**Your goal**
Report how many lines hold the string "diagram". Give the number and nothing else.

**Data for this exercise**
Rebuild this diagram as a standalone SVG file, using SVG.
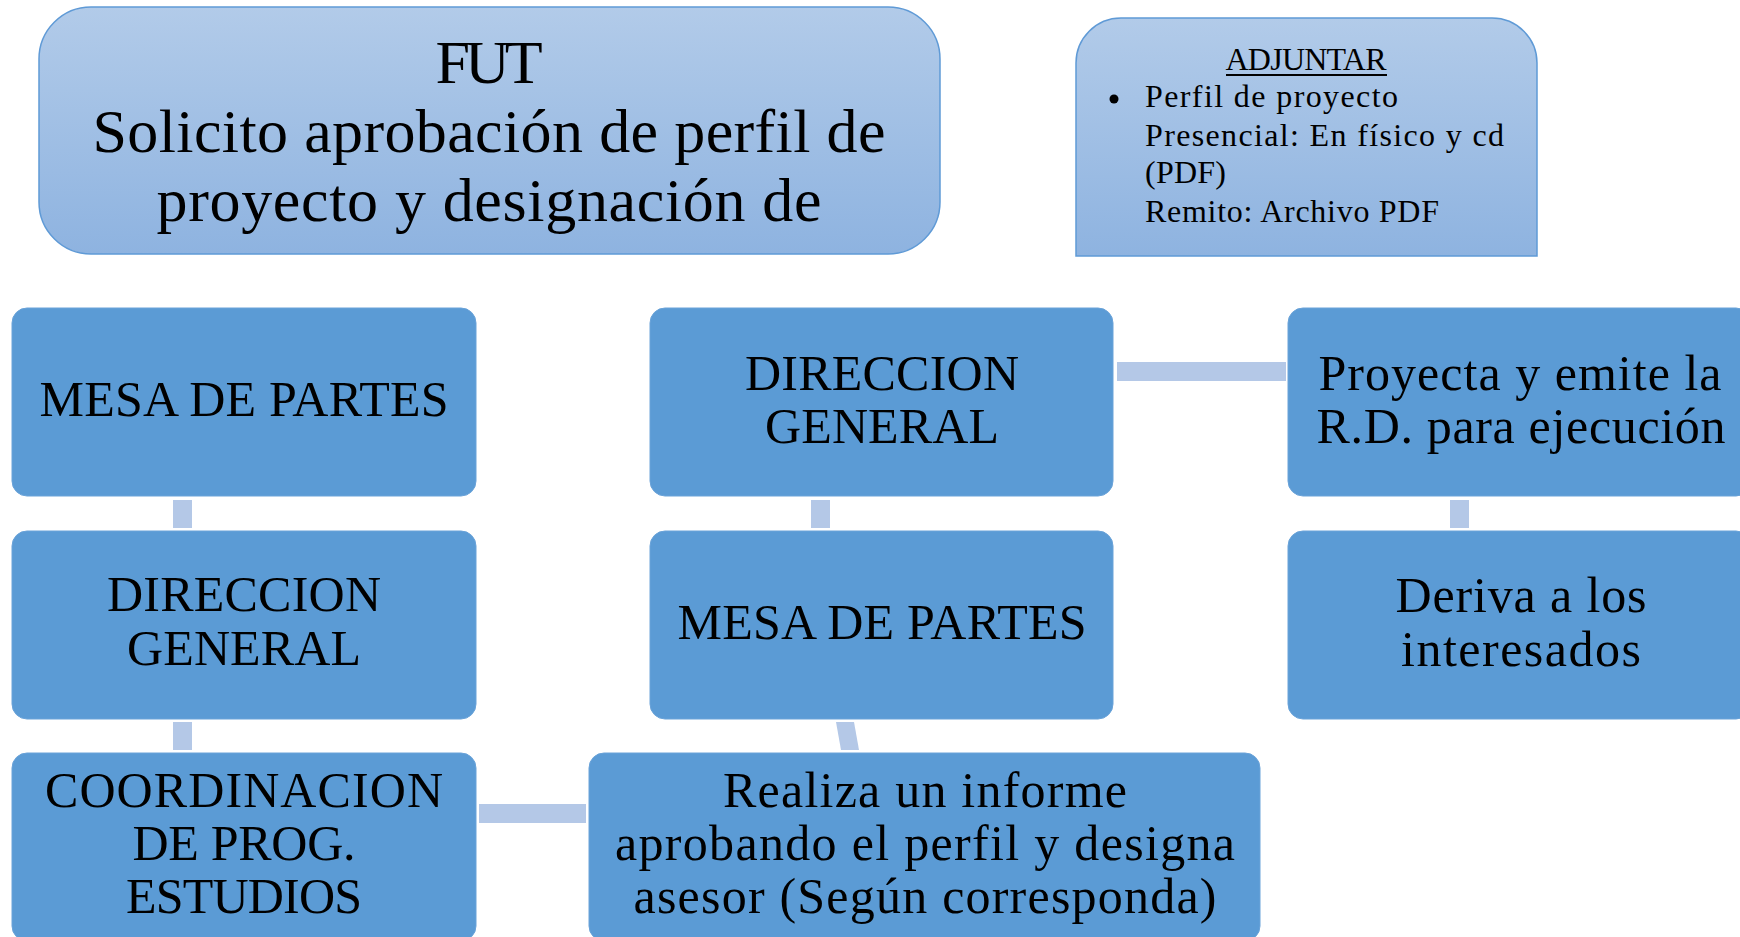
<svg xmlns="http://www.w3.org/2000/svg" width="1740" height="937" viewBox="0 0 1740 937">
<defs>
<linearGradient id="g" x1="0" y1="0" x2="0" y2="1">
<stop offset="0" stop-color="#b2cbe9"/>
<stop offset="1" stop-color="#8eb3e0"/>
</linearGradient>
<style>
.top{fill:url(#g);stroke:#5f9ad6;stroke-width:1.5}
.box{fill:#5b9bd5;stroke:#6aa3d9;stroke-width:1}
.con{fill:#b4c8e7}
.t1{font-family:"Liberation Serif",serif;font-size:62px;fill:#000;text-anchor:middle}
.t2{font-family:"Liberation Serif",serif;font-size:32px;fill:#000}
.t3{font-family:"Liberation Serif",serif;font-size:50px;fill:#000;text-anchor:middle}
</style>
</defs>
<rect width="1740" height="937" fill="#fff"/>
<g id="connectors">
<rect class="con" x="173" y="500" width="19" height="28"/>
<rect class="con" x="173" y="722" width="19" height="28"/>
<rect class="con" x="479" y="804" width="107" height="19"/>
<rect class="con" x="811" y="500" width="19" height="28"/>
<polygon class="con" points="836,722 854,722 859,750 841,750"/>
<rect class="con" x="1117" y="362" width="169" height="19"/>
<rect class="con" x="1450" y="500" width="19" height="28"/>
</g>
<g id="fut">
<rect class="top" x="39" y="7" width="901" height="247" rx="52" ry="52"/>
<text class="t1" x="489" y="83" textLength="107" lengthAdjust="spacing">FUT</text>
<text class="t1" x="489" y="152" textLength="793" lengthAdjust="spacing">Solicito aprobación de perfil de</text>
<text class="t1" x="489" y="221" textLength="665" lengthAdjust="spacing">proyecto y designación de</text>
</g>
<g id="adjuntar">
<path class="top" d="M1076,256 V63 A45,45 0 0 1 1121,18 H1492 A45,45 0 0 1 1537,63 V256 Z"/>
<text class="t2" x="1306" y="70" text-anchor="middle" textLength="161" lengthAdjust="spacing">ADJUNTAR</text>
<rect x="1226" y="74" width="161" height="2" fill="#000"/>
<circle cx="1114" cy="99" r="4.5" fill="#000"/>
<text class="t2" x="1145" y="107" textLength="253" lengthAdjust="spacing">Perfil de proyecto</text>
<text class="t2" x="1145" y="146" textLength="359" lengthAdjust="spacing">Presencial: En físico y cd</text>
<text class="t2" x="1145" y="183" textLength="81" lengthAdjust="spacing">(PDF)</text>
<text class="t2" x="1145" y="222" textLength="294" lengthAdjust="spacing">Remito: Archivo PDF</text>
</g>
<g id="mesa1">
<rect class="box" x="12" y="308" width="464" height="188" rx="15"/>
<text class="t3" x="244" y="416" textLength="409" lengthAdjust="spacing">MESA DE PARTES</text>
</g>
<g id="direccion1">
<rect class="box" x="12" y="531" width="464" height="188" rx="15"/>
<text class="t3" x="244" y="611" textLength="274" lengthAdjust="spacing">DIRECCION</text>
<text class="t3" x="244" y="665" textLength="234" lengthAdjust="spacing">GENERAL</text>
</g>
<g id="coordinacion">
<rect class="box" x="12" y="753" width="464" height="188" rx="15"/>
<text class="t3" x="244" y="807" textLength="398" lengthAdjust="spacing">COORDINACION</text>
<text class="t3" x="244" y="860" textLength="223" lengthAdjust="spacing">DE PROG.</text>
<text class="t3" x="244" y="913" textLength="236" lengthAdjust="spacing">ESTUDIOS</text>
</g>
<g id="direccion2">
<rect class="box" x="650" y="308" width="463" height="188" rx="15"/>
<text class="t3" x="882" y="390" textLength="274" lengthAdjust="spacing">DIRECCION</text>
<text class="t3" x="882" y="443" textLength="234" lengthAdjust="spacing">GENERAL</text>
</g>
<g id="mesa2">
<rect class="box" x="650" y="531" width="463" height="188" rx="15"/>
<text class="t3" x="882" y="639" textLength="409" lengthAdjust="spacing">MESA DE PARTES</text>
</g>
<g id="realiza">
<rect class="box" x="589" y="753" width="671" height="188" rx="15"/>
<text class="t3" x="925" y="807" textLength="404" lengthAdjust="spacing">Realiza un informe</text>
<text class="t3" x="925" y="860" textLength="620" lengthAdjust="spacing">aprobando el perfil y designa</text>
<text class="t3" x="925" y="913" textLength="583" lengthAdjust="spacing">asesor (Según corresponda)</text>
</g>
<g id="proyecta">
<rect class="box" x="1288" y="308" width="463" height="188" rx="15"/>
<text class="t3" x="1520" y="390" textLength="403" lengthAdjust="spacing">Proyecta y emite la</text>
<text class="t3" x="1521" y="443" textLength="409" lengthAdjust="spacing">R.D. para ejecución</text>
</g>
<g id="deriva">
<rect class="box" x="1288" y="531" width="463" height="188" rx="15"/>
<text class="t3" x="1521" y="612" textLength="251" lengthAdjust="spacing">Deriva a los</text>
<text class="t3" x="1521" y="666" textLength="240" lengthAdjust="spacing">interesados</text>
</g>
</svg>
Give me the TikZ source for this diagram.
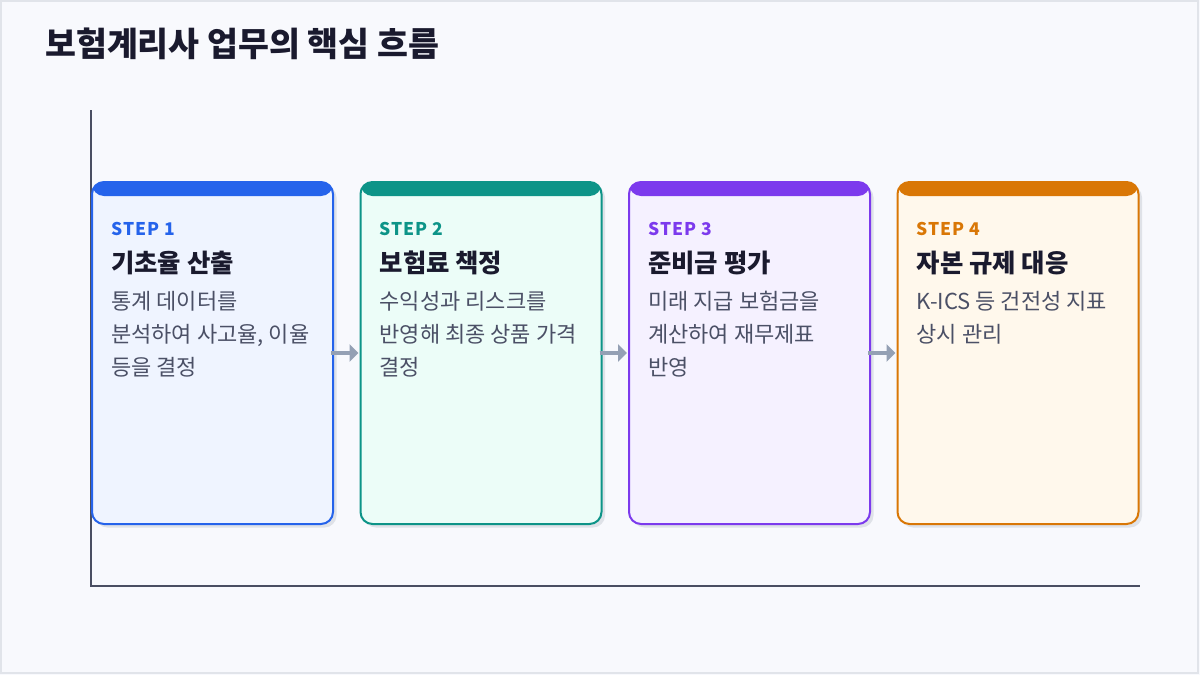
\documentclass[tikz,border=0pt]{standalone}
\usepackage{fontspec}
\setmainfont{Noto Sans CJK KR}
\usetikzlibrary{calc,shadows,arrows.meta}
\definecolor{bg}{HTML}{F8F9FD}
\definecolor{frame}{HTML}{E1E4EA}
\definecolor{ink}{HTML}{1A1A2E}
\definecolor{desc}{HTML}{4B5066}
\definecolor{axisc}{HTML}{4A4E62}
\definecolor{arrc}{HTML}{94A0B4}
\definecolor{shadowc}{HTML}{DFE2E8}
\definecolor{cA}{HTML}{2563EB}\definecolor{fA}{HTML}{EFF4FF}
\definecolor{cB}{HTML}{0D9488}\definecolor{fB}{HTML}{ECFDF8}
\definecolor{cC}{HTML}{7C3AED}\definecolor{fC}{HTML}{F5F1FF}
\definecolor{cD}{HTML}{D97706}\definecolor{fD}{HTML}{FFF8EC}
\tikzset{
  card/.style 2 args={draw=#1, fill=#2, line width=2pt, rounded corners=12pt,
    minimum width=241pt, minimum height=342pt, inner sep=0pt,
    drop shadow={shadow xshift=3.5pt, shadow yshift=-3.5pt, fill=shadowc, opacity=1},
    path picture={\fill[#1] (path picture bounding box.north west) rectangle ([yshift=-14pt]path picture bounding box.north east);}},
  steplbl/.style={anchor=base west, inner sep=0pt, font=\fontsize{17.5}{20}\selectfont\bfseries\addfontfeatures{LetterSpace=6}},
  ttl/.style={anchor=base west, inner sep=0pt, text=ink, font=\fontsize{25.4}{30}\selectfont\bfseries},
  dsc/.style={anchor=base west, inner sep=0pt, text=desc, font=\fontsize{22}{33}\selectfont},
  arr/.style={draw=arrc, line width=4pt, -{Triangle[length=9pt,width=17pt]}, shorten <=-3pt, shorten >=1pt},
  axisl/.style={draw=axisc, line width=2pt}
}
\begin{document}
\begin{tikzpicture}[x=1pt,y=-1pt]
\useasboundingbox (0,0) rectangle (1200,675);
\fill[bg] (0,0) rectangle (1200,675);
\draw[frame, line width=2pt] (1,1) rectangle (1198,673);
\node[anchor=base west, inner sep=0pt, text=ink, font=\fontsize{33.6}{40}\selectfont\bfseries] (title) at (45,56.8) {보험계리사 업무의 핵심 흐름};
% axes
\coordinate (ytop) at (91,110);
\coordinate (orig) at (91,586);
\coordinate (xend) at (1140,586);
\draw[axisl] (ytop) -- (orig) -- (xend);
% cards
\node[card={cA}{fA}] (c1) at (212.5,353) {};
\node[card={cB}{fB}] (c2) at (481,353) {};
\node[card={cC}{fC}] (c3) at (749.5,353) {};
\node[card={cD}{fD}] (c4) at (1018,353) {};
% arrows
\draw[arr] (c1.east) -- (c2.west);
\draw[arr] (c2.east) -- (c3.west);
\draw[arr] (c3.east) -- (c4.west);
% texts
\foreach \c/\col/\n/\t/\d in {
  c1/cA/1/{기초율 산출}/{통계 데이터를\\분석하여 사고율, 이율\\등을 결정},
  c2/cB/2/{보험료 책정}/{수익성과 리스크를\\반영해 최종 상품 가격\\결정},
  c3/cC/3/{준비금 평가}/{미래 지급 보험금을\\계산하여 재무제표\\반영},
  c4/cD/4/{자본 규제 대응}/{K-ICS 등 건전성 지표\\상시 관리}}{
  \node[steplbl, text=\col] (\c s) at ($(\c.north west)+(20,54.4)$) {STEP \n};
  \node[ttl] (\c t) at ($(\c.north west)+(20,91)$) {\t};
  \node[dsc] (\c d) at ($(\c.north west)+(20,128.4)$) {\begin{tabular}[t]{@{}l@{}}\d\end{tabular}};
}
\end{tikzpicture}
\end{document}
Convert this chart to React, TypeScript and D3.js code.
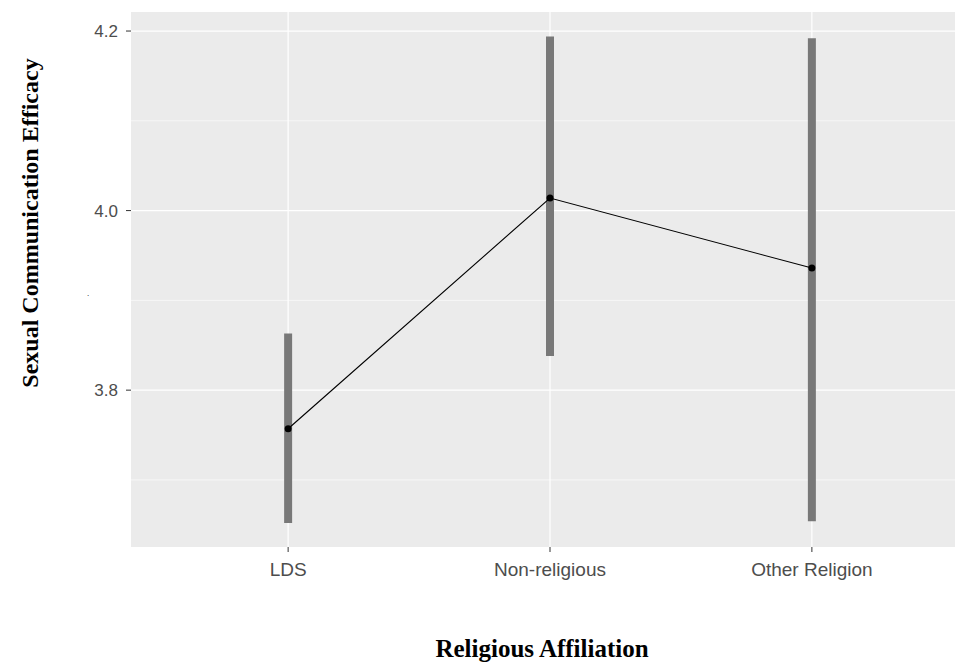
import * as d3 from "d3";

const categories = ["LDS", "Non-religious", "Other Religion"];
const means = [3.757, 4.014, 3.936];
const lower = [3.652, 3.838, 3.654];
const upper = [3.863, 4.194, 4.192];
const yTicks = [3.8, 4.0, 4.2];
const yMinor = [3.7, 3.9, 4.1];

const W = 955;
const H = 662;
const panel = { left: 131, top: 12, right: 969, bottom: 547 };

export default function App() {
  const x = d3
    .scalePoint<string>()
    .domain(categories)
    .range([panel.left, panel.right])
    .padding(0.6);
  const y = d3.scaleLinear().domain([3.6253, 4.2212]).range([panel.bottom, panel.top]);

  const pts = categories.map((c, i) => [x(c) as number, y(means[i])] as [number, number]);
  const line = d3.line()(pts) ?? "";

  return (
    <svg width={W} height={H} style={{ position: "absolute", left: 0, top: 0, background: "#fff" }}>
      <rect
        x={panel.left}
        y={panel.top}
        width={panel.right - panel.left}
        height={panel.bottom - panel.top}
        fill="#ebebeb"
      />
      {yMinor.map((t) => (
        <line key={"m" + t} x1={panel.left} x2={panel.right} y1={y(t)} y2={y(t)} stroke="#fff" strokeWidth={0.6} />
      ))}
      {yTicks.map((t) => (
        <line key={"g" + t} x1={panel.left} x2={panel.right} y1={y(t)} y2={y(t)} stroke="#fff" strokeWidth={1.2} />
      ))}
      {categories.map((c) => (
        <line key={"v" + c} x1={x(c)} x2={x(c)} y1={panel.top} y2={panel.bottom} stroke="#fff" strokeWidth={1.2} />
      ))}

      {categories.map((c, i) => (
        <line
          key={"e" + c}
          x1={x(c)}
          x2={x(c)}
          y1={y(lower[i])}
          y2={y(upper[i])}
          stroke="#787878"
          strokeWidth={8}
        />
      ))}
      <path d={line} fill="none" stroke="#000" strokeWidth={1.1} />
      {pts.map((p, i) => (
        <circle key={"p" + i} cx={p[0]} cy={p[1]} r={3.5} fill="#000" />
      ))}

      {yTicks.map((t) => (
        <g key={"yt" + t}>
          <line x1={panel.left - 5} x2={panel.left} y1={y(t)} y2={y(t)} stroke="#333" strokeWidth={1} />
          <text
            x={panel.left - 13}
            y={y(t)}
            dy="0.36em"
            textAnchor="end"
            fontFamily="Arial, 'Liberation Sans', sans-serif"
            fontSize={17}
            fill="#4d4d4d"
          >
            {t.toFixed(1)}
          </text>
        </g>
      ))}
      {categories.map((c) => (
        <g key={"xt" + c}>
          <line x1={x(c)} x2={x(c)} y1={panel.bottom} y2={panel.bottom + 5} stroke="#333" strokeWidth={1} />
          <text
            x={x(c)}
            y={576}
            textAnchor="middle"
            fontFamily="Arial, 'Liberation Sans', sans-serif"
            fontSize={19}
            fill="#4d4d4d"
          >
            {c}
          </text>
        </g>
      ))}

      <text
        transform={`translate(38,223) rotate(-90)`}
        textAnchor="middle"
        fontFamily="'Times New Roman', 'Liberation Serif', serif"
        fontWeight="bold"
        fontSize={24}
        fill="#000"
      >
        Sexual Communication Efficacy
      </text>
      <text x={87} y={296} fontFamily="Arial, sans-serif" fontSize={8} fill="#000">
        .
      </text>
      <text
        x={542}
        y={657}
        textAnchor="middle"
        fontFamily="'Times New Roman', 'Liberation Serif', serif"
        fontWeight="bold"
        fontSize={25}
        fill="#000"
      >
        Religious Affiliation
      </text>
    </svg>
  );
}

**Answer to the problem**
2